Outbreaks of gastroenteritis in schools and daycares are not uncommon. Viruses cause most outbreaks of gastroenteritis, and almost always are transmitted person-to-person, by contaminated surfaces or, occasionally, by contaminated food. These outbreaks can be detected early by recognizing the typical symptoms of illness and can be controlled by taking specific steps to prevent the virus from being transmitted person-to-person.
What causes viral gastroenteritis?
Many different viruses can cause gastroenteritis, including rotaviruses and noroviruses; however, noroviruses are the cause of the majority of these outbreaks. Although the symptoms may be similar, viral gastroenteritis is not caused by bacteria (such as Salmonella or E. coli), parasites (such as Giardia), medications or other medical conditions.

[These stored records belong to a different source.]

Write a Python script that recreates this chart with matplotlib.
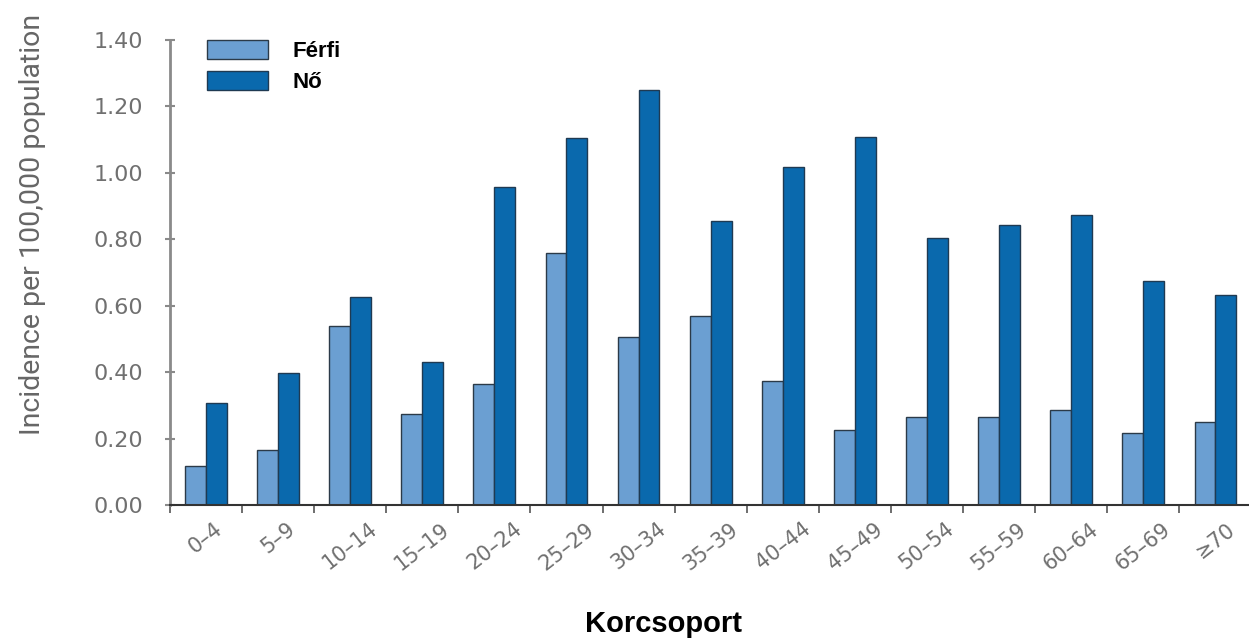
import numpy as np
import matplotlib

matplotlib.use('agg')

import matplotlib.pyplot as plt
from matplotlib.ticker import FixedLocator

groups = ['0–4', '5–9', '10–14', '15–19', '20–24', '25–29', '30–34', '35–39',
          '40–44', '45–49', '50–54', '55–59', '60–64', '65–69', '≥70']
ferfi = [0.117, 0.166, 0.54, 0.274, 0.364, 0.76, 0.506, 0.569,
         0.374, 0.226, 0.265, 0.265, 0.286, 0.217, 0.25]
no = [0.307, 0.397, 0.626, 0.43, 0.957, 1.105, 1.25, 0.856,
      1.018, 1.108, 0.804, 0.843, 0.873, 0.675, 0.632]
yticks = [0.0, 0.2, 0.4, 0.6, 0.8, 1.0, 1.2, 1.4]


def main():
    fig = plt.figure(figsize=(12.49, 6.4), dpi=100)
    ax = fig.add_axes([0.136, 0.211, 0.866, 0.7265])

    x = np.arange(len(groups))
    w = 0.29
    ax.bar(x - w / 2, ferfi, w, color='#6b9fd2', edgecolor='#2b3a48',
           linewidth=1, label='Férfi')
    ax.bar(x + w / 2, no, w, color='#0a69ad', edgecolor='#1f3a52',
           linewidth=1, label='Nő')

    ax.set_xlim(-0.5, len(groups) - 0.5)
    ax.set_ylim(0, 1.4)

    ax.spines['top'].set_visible(False)
    ax.spines['right'].set_visible(False)
    ax.spines['left'].set_color('#8a8a8a')
    ax.spines['left'].set_linewidth(2)
    ax.spines['bottom'].set_color('#333333')
    ax.spines['bottom'].set_linewidth(1.5)

    ax.set_yticks(yticks)
    ax.set_yticklabels(['%.2f' % v for v in yticks])
    ax.tick_params(axis='y', direction='inout', length=7, width=1.5,
                   color='#8a8a8a', labelcolor='#707070', labelsize=16, pad=16)

    ax.set_xticks(x)
    ax.set_xticklabels(groups, rotation=38, ha='center')
    ax.tick_params(axis='x', which='major', length=0, labelcolor='#707070',
                   labelsize=15, pad=10)
    ax.xaxis.set_minor_locator(FixedLocator(np.arange(len(groups) + 1) - 0.5))
    ax.tick_params(axis='x', which='minor', direction='out', length=6,
                   width=1.2, color='#555555')

    fig.text(0.026, 0.65, 'Incidence per 100,000 population', rotation=90,
             ha='center', va='center', fontsize=20.5, color='#666666',
             family='Roboto')
    fig.text(0.531, 0.025, 'Korcsoport', ha='center', va='center',
             fontsize=21, fontweight='bold', family='Liberation Sans',
             color='black')

    ax.legend(loc='upper left', bbox_to_anchor=(207 / 1249, 1 - 40 / 640),
              bbox_transform=fig.transFigure, frameon=False,
              borderpad=0, borderaxespad=0,
              handlelength=2.75, handleheight=0.95, handletextpad=1.08,
              labelspacing=0.4,
              prop={'family': 'Liberation Sans', 'weight': 'bold',
                    'size': 16})

    fig.savefig('out.png', dpi=100)


if __name__ == '__main__':
    main()
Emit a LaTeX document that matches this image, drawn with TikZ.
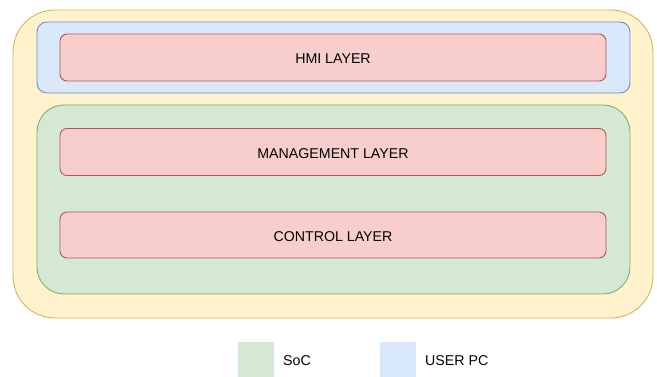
\documentclass[tikz,border=0pt]{standalone}
\usepackage{fontspec}
\setmainfont{Liberation Sans}
\definecolor{yelFill}{HTML}{FFF2CC}\definecolor{yelLine}{HTML}{D6B656}
\definecolor{bluFill}{HTML}{DAE8FC}\definecolor{bluLine}{HTML}{6C8EBF}
\definecolor{grnFill}{HTML}{D5E8D4}\definecolor{grnLine}{HTML}{82B366}
\definecolor{redFill}{HTML}{F8CECC}\definecolor{redLine}{HTML}{B85450}
\tikzset{
  panel/.style={draw, line width=0.9pt, rectangle},
  layer/.style={panel, fill=redFill, draw=redLine, rounded corners=7pt,
    font=\fontsize{14.2}{16}\selectfont, text height=13pt, text depth=0pt},
  legtext/.style={anchor=west, font=\fontsize{14.2}{16}\selectfont, inner sep=0pt}
}
\begin{document}
\begin{tikzpicture}[x=1pt, y=-1pt]
  \useasboundingbox (0,0) rectangle (657,377);
  % outer container
  \draw[panel, fill=yelFill, draw=yelLine, rounded corners=42pt] (13,10) rectangle (653,318);
  % user PC region
  \draw[panel, fill=bluFill, draw=bluLine, rounded corners=10pt] (37,22) rectangle (630,93);
  % SoC region
  \draw[panel, fill=grnFill, draw=grnLine, rounded corners=27pt] (37,105) rectangle (630,294);
  % layers
  \node[layer, minimum width=546pt, minimum height=47pt] (hmi) at (333,57.5) {HMI LAYER};
  \node[layer, minimum width=546pt, minimum height=47pt] (mgmt) at (333,152) {MANAGEMENT LAYER};
  \node[layer, minimum width=546pt, minimum height=46pt] (ctrl) at (333,235) {CONTROL LAYER};
  % legend
  \fill[grnFill] (238,342) rectangle (274,377);
  \node[legtext] (soc) at (283,360.5) {SoC};
  \fill[bluFill] (380,342) rectangle (416,377);
  \node[legtext] (pc) at (425,360.5) {USER PC};
\end{tikzpicture}
\end{document}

Noroviruses are a group of viruses that cause gastroenteritis [gas-trō-en-ter-ī-tis] in people. Gastroenteritis is an inflammation of the lining of the stomach and intestines, causing an acute onset of severe vomiting and diarrhea. Norovirus illness is usually brief in people who are otherwise healthy. Young children, the elderly, and people with other medical illnesses are most at risk for more severe or prolonged infection. Like all viral infections, noroviruses are not affected by treatment with antibiotics. Norovirus infections spread very rapidly. Healthcare facilities and other institutional settings (e.g., daycare centers, schools, etc.) are particularly at-risk for outbreaks because of increased person-to-person contact.